>>>

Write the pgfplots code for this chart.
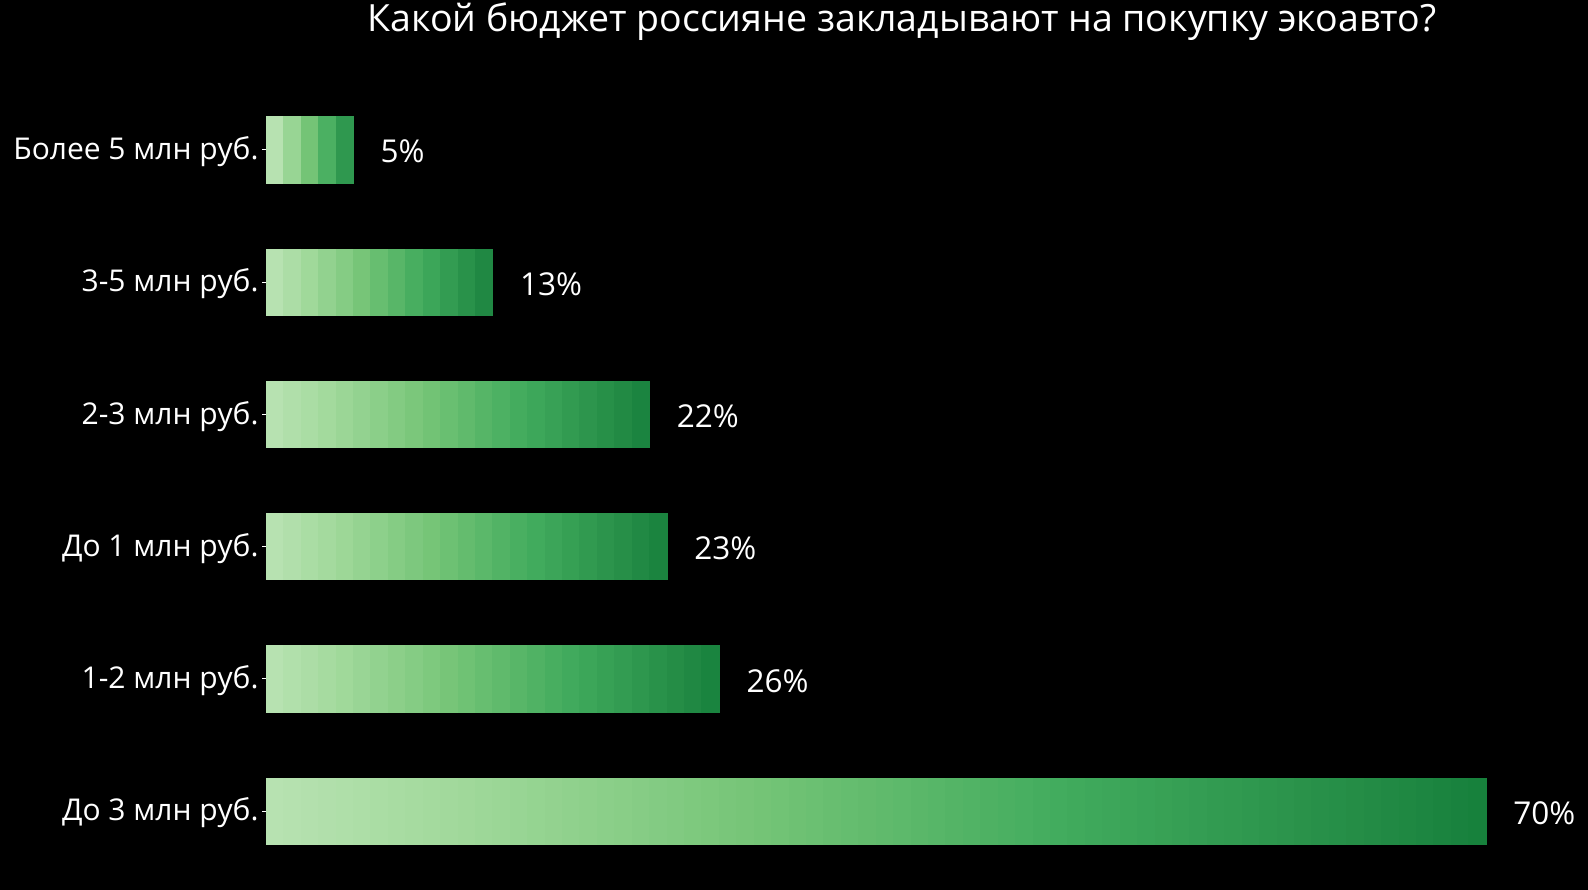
\documentclass[border=0pt]{standalone}
\usepackage{fontspec}
\setmainfont{Open Sans}
\usepackage{pgfplots}
\pgfplotsset{compat=1.18}
\begin{document}
\begin{tikzpicture}
\fill[black] (0pt,0pt) rectangle (1588pt,890pt);
\node[white, font=\fontsize{37.5}{44}\selectfont, anchor=base, inner sep=0pt] at (902pt,858pt) {Какой бюджет россияне закладывают на покупку экоавто?};
\begin{axis}[
  at={(266pt,12.8pt)}, anchor=south west, scale only axis,
  width=1220pt, height=793.7pt,
  xmin=0, xmax=70, ymin=0.5, ymax=6.5,
  axis lines*=left, axis line style={draw=none},
  xtick=\empty,
  ytick={1,2,3,4,5,6},
  yticklabels={До 3 млн руб., 1-2 млн руб., До 1 млн руб., 2-3 млн руб., 3-5 млн руб., Более 5 млн руб.},
  tick align=outside, major tick length=4pt,
  y tick style={white, line width=0.8pt},
  yticklabel style={white, font=\fontsize{30}{36}\selectfont, yshift=-2pt},
  colormap={gr}{rgb255(0pt)=(183,226,177) rgb255(15pt)=(161,217,155) rgb255(40pt)=(116,196,118) rgb255(65pt)=(65,171,93) rgb255(90pt)=(35,139,69) rgb255(100pt)=(21,127,59)},
  point meta rel=per plot,
  clip=false,
]
% 70% bar
\addplot[surf, shader=flat corner, mesh/rows=2, point meta=x] coordinates {
(0,0.75) (1,0.75) (2,0.75) (3,0.75) (4,0.75) (5,0.75) (6,0.75) (7,0.75) (8,0.75) (9,0.75)
(10,0.75) (11,0.75) (12,0.75) (13,0.75) (14,0.75) (15,0.75) (16,0.75) (17,0.75) (18,0.75) (19,0.75)
(20,0.75) (21,0.75) (22,0.75) (23,0.75) (24,0.75) (25,0.75) (26,0.75) (27,0.75) (28,0.75) (29,0.75)
(30,0.75) (31,0.75) (32,0.75) (33,0.75) (34,0.75) (35,0.75) (36,0.75) (37,0.75) (38,0.75) (39,0.75)
(40,0.75) (41,0.75) (42,0.75) (43,0.75) (44,0.75) (45,0.75) (46,0.75) (47,0.75) (48,0.75) (49,0.75)
(50,0.75) (51,0.75) (52,0.75) (53,0.75) (54,0.75) (55,0.75) (56,0.75) (57,0.75) (58,0.75) (59,0.75)
(60,0.75) (61,0.75) (62,0.75) (63,0.75) (64,0.75) (65,0.75) (66,0.75) (67,0.75) (68,0.75) (69,0.75)
(70,0.75)
(0,1.25) (1,1.25) (2,1.25) (3,1.25) (4,1.25) (5,1.25) (6,1.25) (7,1.25) (8,1.25) (9,1.25)
(10,1.25) (11,1.25) (12,1.25) (13,1.25) (14,1.25) (15,1.25) (16,1.25) (17,1.25) (18,1.25) (19,1.25)
(20,1.25) (21,1.25) (22,1.25) (23,1.25) (24,1.25) (25,1.25) (26,1.25) (27,1.25) (28,1.25) (29,1.25)
(30,1.25) (31,1.25) (32,1.25) (33,1.25) (34,1.25) (35,1.25) (36,1.25) (37,1.25) (38,1.25) (39,1.25)
(40,1.25) (41,1.25) (42,1.25) (43,1.25) (44,1.25) (45,1.25) (46,1.25) (47,1.25) (48,1.25) (49,1.25)
(50,1.25) (51,1.25) (52,1.25) (53,1.25) (54,1.25) (55,1.25) (56,1.25) (57,1.25) (58,1.25) (59,1.25)
(60,1.25) (61,1.25) (62,1.25) (63,1.25) (64,1.25) (65,1.25) (66,1.25) (67,1.25) (68,1.25) (69,1.25)
(70,1.25)
};
% 26% bar
\addplot[surf, shader=flat corner, mesh/rows=2, point meta=x] coordinates {
(0,1.75) (1,1.75) (2,1.75) (3,1.75) (4,1.75) (5,1.75) (6,1.75) (7,1.75) (8,1.75) (9,1.75)
(10,1.75) (11,1.75) (12,1.75) (13,1.75) (14,1.75) (15,1.75) (16,1.75) (17,1.75) (18,1.75) (19,1.75)
(20,1.75) (21,1.75) (22,1.75) (23,1.75) (24,1.75) (25,1.75) (26,1.75)
(0,2.25) (1,2.25) (2,2.25) (3,2.25) (4,2.25) (5,2.25) (6,2.25) (7,2.25) (8,2.25) (9,2.25)
(10,2.25) (11,2.25) (12,2.25) (13,2.25) (14,2.25) (15,2.25) (16,2.25) (17,2.25) (18,2.25) (19,2.25)
(20,2.25) (21,2.25) (22,2.25) (23,2.25) (24,2.25) (25,2.25) (26,2.25)
};
% 23% bar
\addplot[surf, shader=flat corner, mesh/rows=2, point meta=x] coordinates {
(0,2.75) (1,2.75) (2,2.75) (3,2.75) (4,2.75) (5,2.75) (6,2.75) (7,2.75) (8,2.75) (9,2.75)
(10,2.75) (11,2.75) (12,2.75) (13,2.75) (14,2.75) (15,2.75) (16,2.75) (17,2.75) (18,2.75) (19,2.75)
(20,2.75) (21,2.75) (22,2.75) (23,2.75)
(0,3.25) (1,3.25) (2,3.25) (3,3.25) (4,3.25) (5,3.25) (6,3.25) (7,3.25) (8,3.25) (9,3.25)
(10,3.25) (11,3.25) (12,3.25) (13,3.25) (14,3.25) (15,3.25) (16,3.25) (17,3.25) (18,3.25) (19,3.25)
(20,3.25) (21,3.25) (22,3.25) (23,3.25)
};
% 22% bar
\addplot[surf, shader=flat corner, mesh/rows=2, point meta=x] coordinates {
(0,3.75) (1,3.75) (2,3.75) (3,3.75) (4,3.75) (5,3.75) (6,3.75) (7,3.75) (8,3.75) (9,3.75)
(10,3.75) (11,3.75) (12,3.75) (13,3.75) (14,3.75) (15,3.75) (16,3.75) (17,3.75) (18,3.75) (19,3.75)
(20,3.75) (21,3.75) (22,3.75)
(0,4.25) (1,4.25) (2,4.25) (3,4.25) (4,4.25) (5,4.25) (6,4.25) (7,4.25) (8,4.25) (9,4.25)
(10,4.25) (11,4.25) (12,4.25) (13,4.25) (14,4.25) (15,4.25) (16,4.25) (17,4.25) (18,4.25) (19,4.25)
(20,4.25) (21,4.25) (22,4.25)
};
% 13% bar
\addplot[surf, shader=flat corner, mesh/rows=2, point meta=x] coordinates {
(0,4.75) (1,4.75) (2,4.75) (3,4.75) (4,4.75) (5,4.75) (6,4.75) (7,4.75) (8,4.75) (9,4.75)
(10,4.75) (11,4.75) (12,4.75) (13,4.75)
(0,5.25) (1,5.25) (2,5.25) (3,5.25) (4,5.25) (5,5.25) (6,5.25) (7,5.25) (8,5.25) (9,5.25)
(10,5.25) (11,5.25) (12,5.25) (13,5.25)
};
% 5% bar
\addplot[surf, shader=flat corner, mesh/rows=2, point meta=x] coordinates {
(0,5.75) (1,5.75) (2,5.75) (3,5.75) (4,5.75) (5,5.75)
(0,6.25) (1,6.25) (2,6.25) (3,6.25) (4,6.25) (5,6.25)
};
% value labels
\addplot[only marks, mark=*, mark size=0pt, mark options={draw opacity=0, fill opacity=0}, point meta=explicit symbolic,
  nodes near coords, nodes near coords style={white, anchor=west, xshift=24pt, yshift=-2pt, font=\fontsize{31.5}{38}\selectfont, opacity=1, text opacity=1}]
  coordinates {(70,1)[70\%] (26,2)[26\%] (23,3)[23\%] (22,4)[22\%] (13,5)[13\%] (5,6)[5\%]};
\end{axis}
\end{tikzpicture}
\end{document}
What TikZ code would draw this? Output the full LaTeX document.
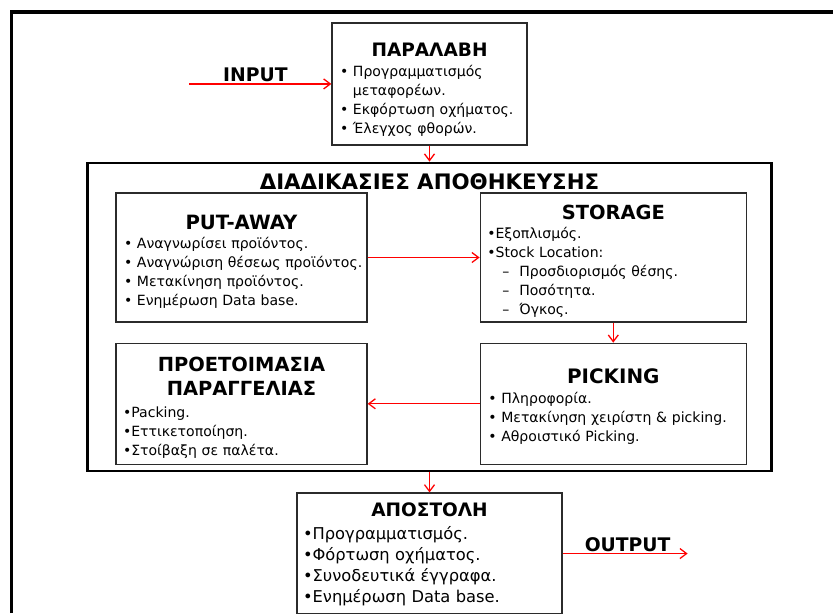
\documentclass[tikz,border=0pt]{standalone}
\usepackage{fontspec}
\setmainfont{DejaVu Sans}
\usetikzlibrary{arrows.meta, positioning}
\definecolor{FlowRed}{HTML}{FF0000}
\definecolor{BoxLine}{HTML}{2B2B2B}
% title line of a box: size, strut height, text
\newcommand{\stagehead}[3]{{\centering\fontsize{#1}{20.5}\selectfont\bfseries\rule{0pt}{#2}#3\par}}
\newcommand{\stagetext}{\fontsize{12}{16.2}\selectfont}
\newcommand{\stagetextlarge}{\fontsize{13.9}{17.9}\selectfont}
\tikzset{
  % Box styles
  stagebox/.style={rectangle, draw=BoxLine, line width=1.1pt, fill=white, inner xsep=0pt, inner ysep=0pt, align=left, font=\stagetext, execute at begin node={\leftskip=#1\relax}},
  stagebox/.default=2.4mm,
  groupbox/.style={rectangle, draw=black, line width=2.4pt},
  % Arrow styles
  redarrow/.style={-{Straight Barb[length=2mm, width=3mm]}, line width=1.1pt, FlowRed},
  % Label styles
  flowlabel/.style={font=\fontsize{16}{19}\selectfont\bfseries, text=black, inner sep=1pt},
  grouptitle/.style={font=\fontsize{18.2}{22}\selectfont\bfseries, inner sep=0pt}
}
\begin{document}
\begin{tikzpicture}[x=0.3mm, y=-0.3mm]
  \useasboundingbox (0,0) rectangle (833,613);
  % Slide frame
  \draw[line width=2.6pt] (11.5,613) -- (11.5,12) -- (833,12);

  % Storage processes
  \node[groupbox, minimum width=205.2mm, minimum height=92.4mm] (proc) at (429.5,317) {};
  \node[grouptitle] (proctitle) at (429.5,182) {ΔΙΑΔΙΚΑΣΙΕΣ ΑΠΟΘΗΚΕΥΣΗΣ};

  \node[stagebox, text width=75.3mm, minimum height=38.7mm] (putaway) at (241.5,257.5) {\stagehead{16.8}{19.8pt}{PUT-AWAY}
    • Αναγνωρίσει προϊόντος.\\
    • Αναγνώριση θέσεως προϊόντος.\\
    • Μετακίνηση προϊόντος.\\
    • Ενημέρωση Data base.};
  \node[stagebox=2.1mm, text width=79.8mm, minimum height=38.7mm, right=33.6mm of putaway] (storage) {\stagehead{16.6}{18.9pt}{STORAGE}\vspace{0.5pt}
    •Εξοπλισμός.\\
    •Stock Location:\\
    \hspace*{4.5mm}–\hspace{3mm}Προσδιορισμός θέσης.\\
    \hspace*{4.5mm}–\hspace{3mm}Ποσότητα.\\
    \hspace*{4.5mm}–\hspace{3mm}Όγκος.};
  \node[stagebox=2.1mm, text width=75.3mm, minimum height=36.3mm, below=6mm of putaway] (prep) {\stagehead{16.6}{18.9pt}{ΠΡΟΕΤΟΙΜΑΣΙΑ\\ΠΑΡΑΓΓΕΛΙΑΣ}\vspace{3pt}
    •Packing.\\
    •Εττικετοποίηση.\\
    •Στοίβαξη σε παλέτα.};
  \node[stagebox, text width=79.8mm, minimum height=36.3mm, below=6mm of storage] (picking) {\stagehead{17}{17.2pt}{PICKING}\vspace{1.2pt}
    • Πληροφορία.\\
    • Μετακίνηση χειρίστη \& picking.\\
    • Αθροιστικό Picking.};

  % Receiving and dispatch
  \node[stagebox, text width=58.5mm, minimum height=36.6mm, above=4.8mm of proc] (recv) {\stagehead{15.8}{21.7pt}{ΠΑΡΑΛΑΒΗ}\vspace{1.2pt}
    • Προγραμματισμός\\
    \phantom{•} μεταφορέων.\\
    • Εκφόρτωση οχήματος.\\
    • Έλεγχος φθορών.};
  \node[stagebox=1.8mm, text width=79.5mm, minimum height=36.3mm, font=\stagetextlarge, below=6mm of proc] (ship) {\stagehead{15.8}{13.2pt}{ΑΠΟΣΤΟΛΗ}\vspace{1.7pt}
    •Προγραμματισμός.\\
    •Φόρτωση οχήματος.\\
    •Συνοδευτικά έγγραφα.\\
    •Ενημέρωση Data base.};

  % Flow
  \coordinate[left=42.6mm of recv.west] (in);
  \coordinate[right=37.5mm of ship.east] (out);
  \draw[redarrow] (in) -- node[flowlabel, above, pos=0.465] (inlabel) {INPUT} (recv.west);
  \draw[redarrow] (recv) -- (proc);
  \draw[redarrow] (putaway) -- (storage);
  \draw[redarrow] (storage) -- (picking);
  \draw[redarrow] (picking) -- (prep);
  \draw[redarrow] (proc) -- (ship);
  \draw[redarrow] (ship.east) -- node[flowlabel, above, pos=0.52] (outlabel) {OUTPUT} (out);
\end{tikzpicture}
\end{document}
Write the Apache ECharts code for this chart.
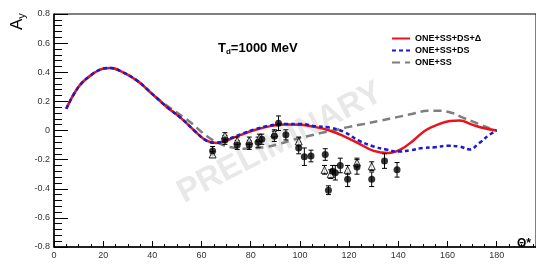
<!DOCTYPE html>
<html>
<head>
<meta charset="utf-8">
<script src="https://cdn.jsdelivr.net/npm/echarts@6/dist/echarts.min.js"></script>
<style>
  html, body { margin: 0; padding: 0; background: #fff; }
  #chart { width: 536px; height: 265px; }
</style>
</head>
<body>
<div id="chart"></div>
<script>
// theory curves: [theta, Ay]
const curveFull = [
  [5, 0.15], [10, 0.30], [15, 0.38], [20, 0.425], [23, 0.43], [28, 0.40], [34, 0.34],
  [40, 0.25], [46, 0.16], [52, 0.08], [57, 0.0], [62, -0.07], [66, -0.085], [70, -0.07],
  [76, -0.03], [82, 0.005], [88, 0.03], [94, 0.042], [100, 0.04], [106, 0.025], [112, 0.0],
  [118, -0.04], [124, -0.09], [130, -0.14], [136, -0.155], [141, -0.13], [146, -0.07],
  [151, 0.0], [156, 0.04], [161, 0.065], [165, 0.068], [170, 0.04], [175, 0.015], [180, 0.0]
];
const curveNoDelta = [
  [5, 0.15], [10, 0.30], [15, 0.38], [20, 0.425], [23, 0.43], [28, 0.40], [34, 0.34],
  [40, 0.25], [46, 0.16], [52, 0.08], [57, 0.0], [62, -0.07], [66, -0.085], [70, -0.065],
  [76, -0.025], [82, 0.01], [88, 0.035], [94, 0.045], [100, 0.045], [106, 0.03], [112, 0.02],
  [118, -0.01], [124, -0.07], [130, -0.11], [135, -0.13], [140, -0.145], [145, -0.135],
  [150, -0.12], [155, -0.115], [160, -0.105], [165, -0.11], [169, -0.13], [173, -0.085],
  [177, -0.03], [180, 0.0]
];
const curveOneSS = [
  [5, 0.15], [10, 0.30], [15, 0.38], [20, 0.425], [23, 0.43], [28, 0.40], [34, 0.34],
  [40, 0.25], [46, 0.17], [52, 0.10], [56, 0.05], [60, -0.01], [64, -0.06], [68, -0.095],
  [72, -0.115], [77, -0.125], [82, -0.122], [87, -0.11], [92, -0.09], [97, -0.065],
  [103, -0.04], [109, -0.015], [114, 0.0], [120, 0.025], [126, 0.045], [132, 0.065],
  [139, 0.09], [146, 0.115], [152, 0.135], [157, 0.135], [162, 0.12], [166, 0.09],
  [172, 0.05], [178, 0.01], [180, 0.0]
];

// measured points: [theta, Ay, error]
const pointsFilled = [
  [64.5, -0.14, 0.03], [69.5, -0.065, 0.03], [74.5, -0.10, 0.03], [79.4, -0.10, 0.03],
  [83, -0.08, 0.035], [84.5, -0.06, 0.035], [89.6, -0.04, 0.035], [91.3, 0.05, 0.05],
  [94.3, -0.03, 0.035], [99.5, -0.12, 0.04], [101.8, -0.18, 0.06], [104.5, -0.175, 0.04],
  [110.3, -0.165, 0.04], [111.6, -0.41, 0.03], [113.3, -0.28, 0.04], [114.4, -0.29, 0.05],
  [116.4, -0.24, 0.05], [119.4, -0.335, 0.05], [123.2, -0.25, 0.05], [129.2, -0.335, 0.05],
  [134.4, -0.21, 0.05], [139.5, -0.27, 0.05]
];
const pointsOpen = [
  [64.5, -0.165, 0.02], [69.5, -0.035, 0.02], [74.5, -0.07, 0.025], [79.4, -0.07, 0.025],
  [83.5, -0.05, 0.025], [89.6, -0.02, 0.025], [99.5, -0.075, 0.03], [110.0, -0.27, 0.03],
  [112.5, -0.30, 0.03], [119.4, -0.27, 0.03], [123.2, -0.22, 0.03], [129.2, -0.245, 0.03]
];

const seriesNames = ['ONE+SS+DS+\u0394', 'ONE+SS+DS', 'ONE+SS'];
const xTicks = [0, 20, 40, 60, 80, 100, 120, 140, 160, 180];
const yTicks = [-0.8, -0.6, -0.4, -0.2, 0, 0.2, 0.4, 0.6, 0.8];

const chart = echarts.init(document.getElementById('chart'));

function errorBars(data) {
  return {
    type: 'custom',
    data: data,
    z: 4,
    silent: true,
    renderItem: function (params, api) {
      const x = api.value(0), y = api.value(1), e = api.value(2);
      const lo = api.coord([x, y - e]);
      const hi = api.coord([x, y + e]);
      const style = { stroke: '#000', lineWidth: 1 };
      return {
        type: 'group',
        children: [
          { type: 'line', shape: { x1: lo[0], y1: lo[1], x2: hi[0], y2: hi[1] }, style: style },
          { type: 'line', shape: { x1: lo[0] - 2.5, y1: lo[1], x2: lo[0] + 2.5, y2: lo[1] }, style: style },
          { type: 'line', shape: { x1: hi[0] - 2.5, y1: hi[1], x2: hi[0] + 2.5, y2: hi[1] }, style: style }
        ]
      };
    }
  };
}

const font = 'Liberation Sans, Arial, sans-serif';

const option = {
  animation: false,
  grid: { left: 54, right: 0, top: 14, bottom: 18, show: true, borderColor: '#000', borderWidth: 1 },
  legend: {
    data: seriesNames,
    orient: 'vertical',
    left: 386,
    top: 29,
    itemWidth: 18,
    itemHeight: 10,
    itemGap: 3,
    itemStyle: { opacity: 0 },
    textStyle: { fontFamily: font, fontSize: 9, fontWeight: 'bold', color: '#000' }
  },
  xAxis: {
    type: 'value',
    min: 0,
    max: 196,
    interval: 20,
    axisLine: { onZero: false, lineStyle: { color: '#000', width: 1.5 } },
    axisTick: { inside: true, length: 6, lineStyle: { color: '#000' } },
    minorTick: { show: true, splitNumber: 4, length: 3, lineStyle: { color: '#000' } },
    splitLine: { show: false },
    axisLabel: {
      showMaxLabel: false,
      fontFamily: font, fontSize: 9, color: '#333', margin: 4,
      formatter: function (v) { return xTicks.indexOf(v) >= 0 ? String(v) : ''; }
    }
  },
  yAxis: {
    type: 'value',
    min: -0.8,
    max: 0.8,
    interval: 0.2,
    axisLine: { show: true, onZero: false, lineStyle: { color: '#000', width: 1.5 } },
    axisTick: { show: true, inside: true, length: 14, lineStyle: { color: '#000' } },
    minorTick: { show: true, splitNumber: 5, length: 8, lineStyle: { color: '#000' } },
    splitLine: { show: false },
    axisLabel: {
      fontFamily: font, fontSize: 9, color: '#333', margin: 4,
      formatter: function (v) {
        const r = Math.round(v * 10) / 10;
        return yTicks.indexOf(r) >= 0 ? String(r) : '';
      }
    }
  },
  graphic: [
    {
      type: 'text', z: 0, silent: true,
      x: 280, y: 143, rotation: 0.48,
      style: {
        text: 'PRELIMINARY', x: 0, y: 0, align: 'center', verticalAlign: 'middle',
        font: 'bold 33px Liberation Sans, Arial, sans-serif', fill: '#e8e8e8'
      }
    },
    {
      type: 'text', x: 218, y: 40,
      style: {
        text: '{t|T}{s|d}{t|=1000 MeV}',
        rich: {
          t: { fontFamily: font, fontSize: 13, fontWeight: 'bold', fill: '#000' },
          s: { fontFamily: font, fontSize: 8, fontWeight: 'bold', fill: '#000', padding: [8, 0, 0, 0] }
        }
      }
    },
    {
      type: 'text', x: 8, y: 30, rotation: Math.PI / 2,
      style: {
        text: '{a|A}{s|y}',
        rich: {
          a: { fontFamily: font, fontSize: 17, fill: '#000' },
          s: { fontFamily: font, fontSize: 11, fill: '#000', padding: [8, 0, 0, 0] }
        }
      }
    },
    {
      type: 'text', x: 517, y: 238,
      style: { text: '\u0398*', font: 'bold 12px Liberation Sans, Arial, sans-serif', fill: '#000' }
    }
  ],
  series: [
    {
      name: seriesNames[2], type: 'line', data: curveOneSS, smooth: 0.4, symbol: 'none', z: 2,
      lineStyle: { color: '#7f7f7f', width: 2.5, type: [8, 5] }, itemStyle: { color: '#7f7f7f' }
    },
    {
      name: seriesNames[1], type: 'line', data: curveNoDelta, smooth: 0.4, symbol: 'none', z: 3,
      lineStyle: { color: '#1a1ad0', width: 2.5, type: [4, 3] }, itemStyle: { color: '#1a1ad0' }
    },
    {
      name: seriesNames[0], type: 'line', data: curveFull, smooth: 0.4, symbol: 'none', z: 2.5,
      lineStyle: { color: '#e8141c', width: 2.5 }, itemStyle: { color: '#e8141c' }
    },
    errorBars(pointsFilled),
    errorBars(pointsOpen),
    {
      type: 'scatter', data: pointsOpen, symbol: 'triangle', symbolSize: 7, z: 5,
      itemStyle: { color: '#fff', borderColor: '#000', borderWidth: 1 }
    },
    {
      type: 'scatter', data: pointsFilled, symbol: 'circle', symbolSize: 7, z: 6,
      itemStyle: { color: '#000' }
    }
  ]
};

chart.setOption(option);
</script>
</body>
</html>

<<<

From the entries, copy out each line containing the word "this".

## Task result:
Write the pgfplots code for this chart.
What TikZ code would draw this? Output the full LaTeX document.
Write the Apache ECharts code for this chart.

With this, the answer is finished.